Community of Minneapolis

Powderhorn is a defined community in Minneapolis that consists of eight neighborhoods. The community name is derived from Powderhorn Lake that is the centerpiece of the present-day Powderhorn Park. Located south of downtown, the community also features the Minneapolis Institute of Art, Hennepin History Museum, the Midtown Greenway trail, and numerous other establishments, many of which serve the Latin American and African diaspora.
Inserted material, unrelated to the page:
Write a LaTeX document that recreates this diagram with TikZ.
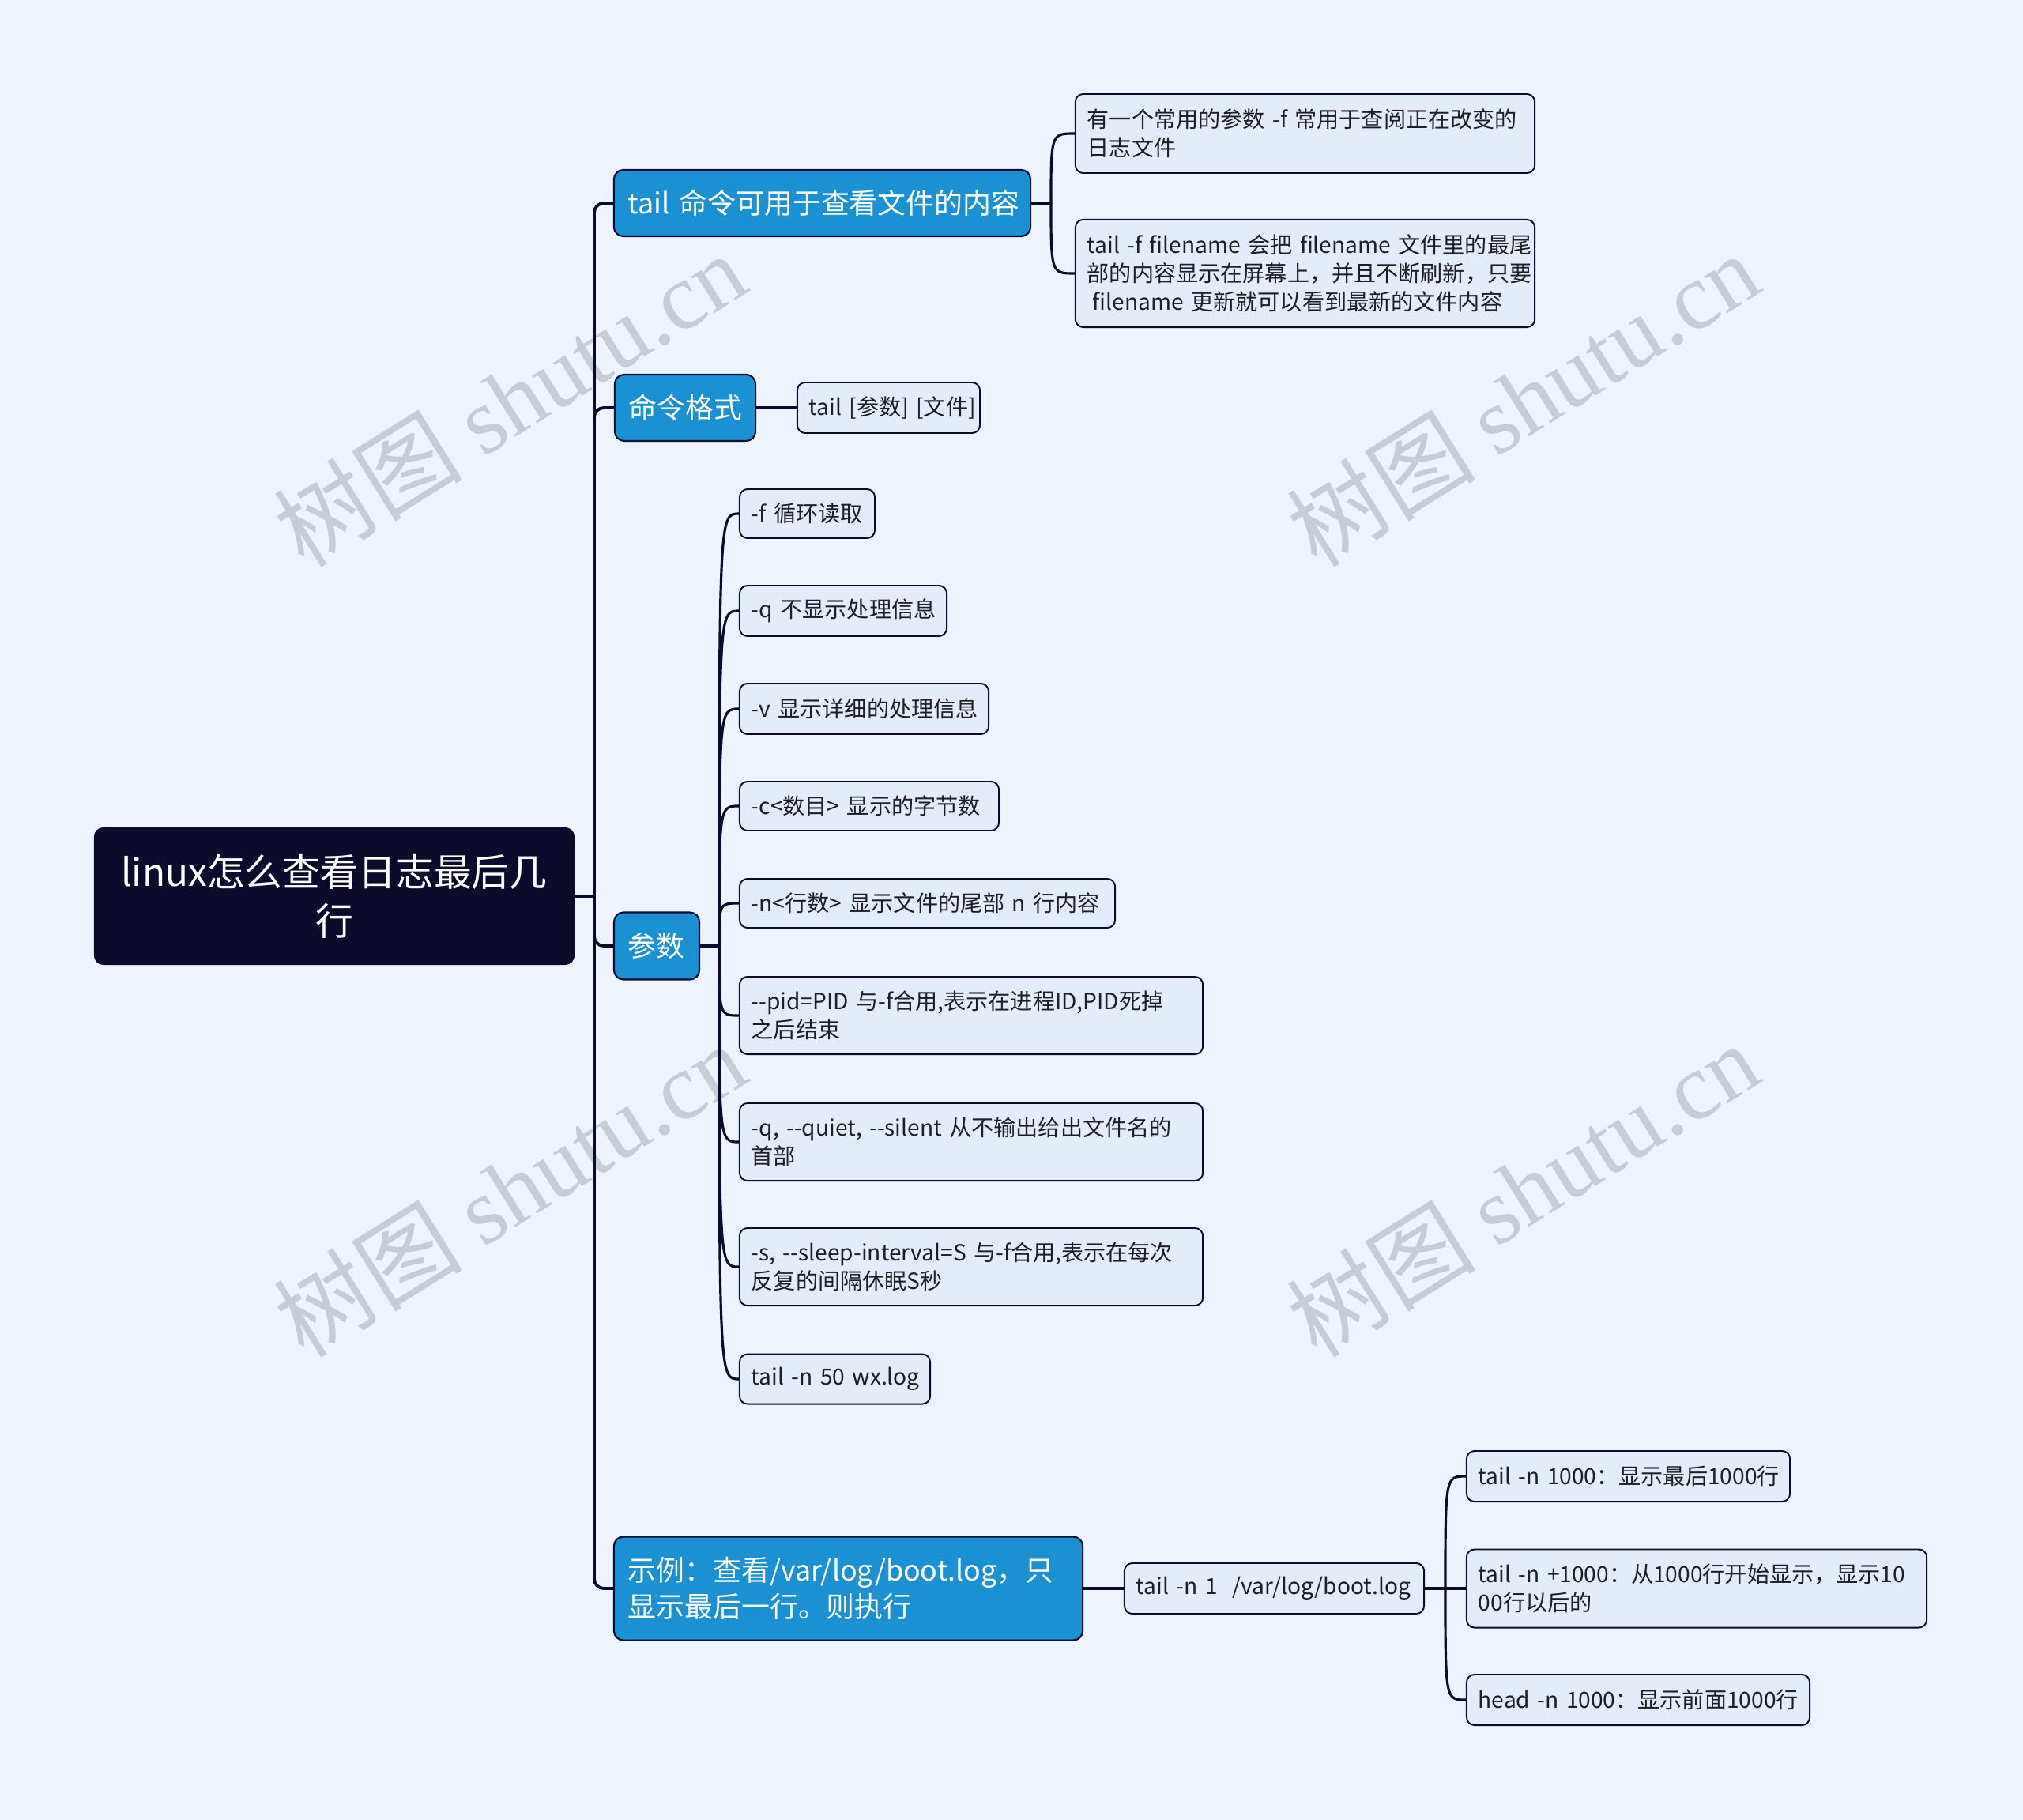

The Powderhorn community contains a large portion of City Council wards 9 and 10 and smaller parts of Wards 8 and 12. It is also located in legislative districts 62A, 62B, and a small portion of 63A.

Historical population
| Census | Pop. | Note | %± |
|---|---|---|---|
| 1980 | 51,519 |  | — |
| 1990 | 51,954 |  | 0.8% |
| 2000 | 57,299 |  | 10.3% |
| 2010 | 54,743 |  | −4.5% |
| 2020 | 55,913 |  | 2.1% |

==Neighborhoods in the Powderhorn community==

- Bancroft
- Bryant
- Central
- Corcoran
- Lyndale
- Powderhorn Park
- Standish
- Whittier

While most of Powderhorn is east of Interstate 35W and south of Lake Street, both the Lyndale and Whittier neighborhoods are west of I-35W, while Whittier is also north of Lake Street.